I'm pretty sure it's illegal to kill birds of prey (I wouldn't feel okay drowning the things regardless).

The giant eagle and snakes would at least scare off the neighbourhood kids that love our backyard, hahaha.


----------



## BettaNubRandyLove

I don't own koi but I do love researching fish. Around a year ago in my readings I saw that you can cover a koi pond with netting. This may be more unsightly and annoying but it still may be better than losing your fish. There are various resources online that can teach you how to build a custom cover or you can buy one.


----------



## Tangeh

I own netting and we just kinda draped it over the pond, but I was worried about the fish getting stuck in it so we took it off. I think what you're supposed to do is tie it over the pond, but it's kinda hard because one half of the pond is a large waterfall and I could only get over there by physically getting into the pond... and even then idk what I'd tie it to. I'd have to make sure the waterfall wouldn't hit it too... meh. Something to look into, anyways.


----------



## sandybottom

could you use tent stakes to tightly secure it over the inhabited sections of the pond? i do not think you would have to put it right up to the waterfall.i would not think the osprey could fit through.


----------



## Hallyx

The best Osprey deterrent I've ever seen was monofilament fishline strung across the pond at random angles and intervals, inches above the surface; sort of a large-skein do-it-yourself net with spaces big enough for you to do maintenance. 

You can hardly see it but, I guarantee you, the Osprey can ....and will avoid it.


----------



## Tangeh

I like the fishing line idea, if the osprey would truly avoid that. Less unsightly than the net, for sure. I'll look into it when it warms up (we had a blizzard and two feet of snow two days ago... so uh probably mid-May).


----------



## missavgp

good luck, and I know what you mean. I'm in Ottawa now but I'm from New Brunswick, near Moncton. Here they are complaining that it hasn't warmed up like it usually does yet and "oh it's so cold and there's so much snow!" lol try being from the east coast where winter lasts almost till June and it's not unheard of or even uncommon to get snow in May.


----------



## amphirion

works for smaller birds... might be worth finding out if it works against larger ones
http://www.birdsandblooms.com/blog/a-shiny-solution-to-deter-birds-from-fruit-trees/


----------



## jadaBlu

Home depot sells this:
http://www.homedepot.com/p/Bird-B-G...u=205116126&ci_kw=&ci_gpa=pla&ci_src=17588969

There are many decorative domes and nets out there

http://www.elitepondcovers.co.uk/wp-content/uploads/et_temp/torrence-01-264517_960x447.jpg

I've seen some that look like this food cover with finials. You could make your own with PVC painted green with krylon for plastic and with netting attached with green zip ties. Old curtain finials could go on top.

http://rcdn-3.fishpond.co.nz/0035/556/397/52512918/6.jpeg

Here is DIY example:

http://www.thepondforum.com/showthread.php/244-DIY-Pond-Winter-Leaf-Cover-Build?


----------



## Ghostie

I use a fake alligator head.

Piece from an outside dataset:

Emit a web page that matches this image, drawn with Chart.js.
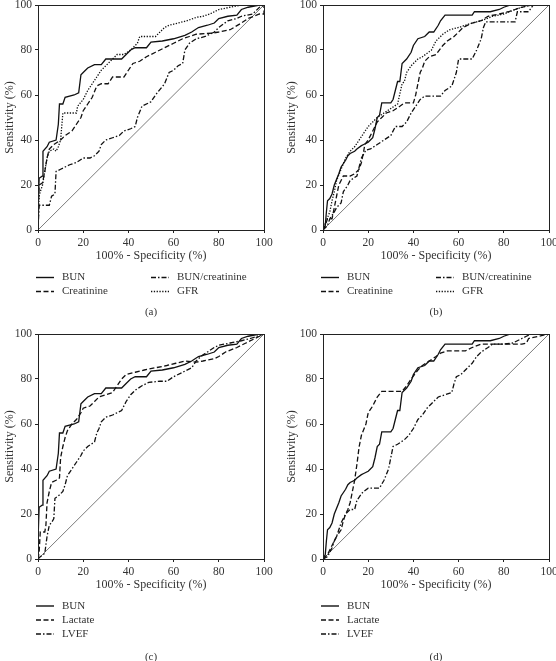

Gators are our state reptile so needless to say that the ospreys around here know what they are XD


----------



## nel3

id probably go with netting. I don't have any personal experience with bird deterrence for ponds. I did see a documentary where they had to protect some medium sized birds (ducks??) from eagles and falcons. they didn't use the smallest mesh for nets but one that was just big enough to let the protected birds get through and just a bit too small for the predatory birds to get though safely. it has been a long time since I saw that episode so I don't remember just how big the netting was but it worked well for them.

though the plastic pond defender does sound like it could also work.


----------



## haveyouhadyourteayet

There are alligators in Louisiana?!?!?!?!?!?!?!?!


----------



## jaysee

haveyouhadyourteayet said:


> There are alligators in Louisiana?!?!?!?!?!?!?!?!



Uhhhhhh, YEAH!!!


----------



## haveyouhadyourteayet

Highly sarcastic lol


----------



## jaysee

Haha since you mentioned alligators, did you know we have crocodiles down south as well? I just learned that the other day.


----------



## haveyouhadyourteayet

Oh I know. I know dude who just killed two rattlers under his porch. The south is trying to kill you.


----------



## Ghostie

jaysee said:


> Haha since you mentioned alligators, did you know we have crocodiles down south as well? I just learned that the other day.



Yeah, American crocodile. Saw one while visiting Florida.

Speaking of the south trying to kill you, I nearly stepped on a gator in my fishing pond...


----------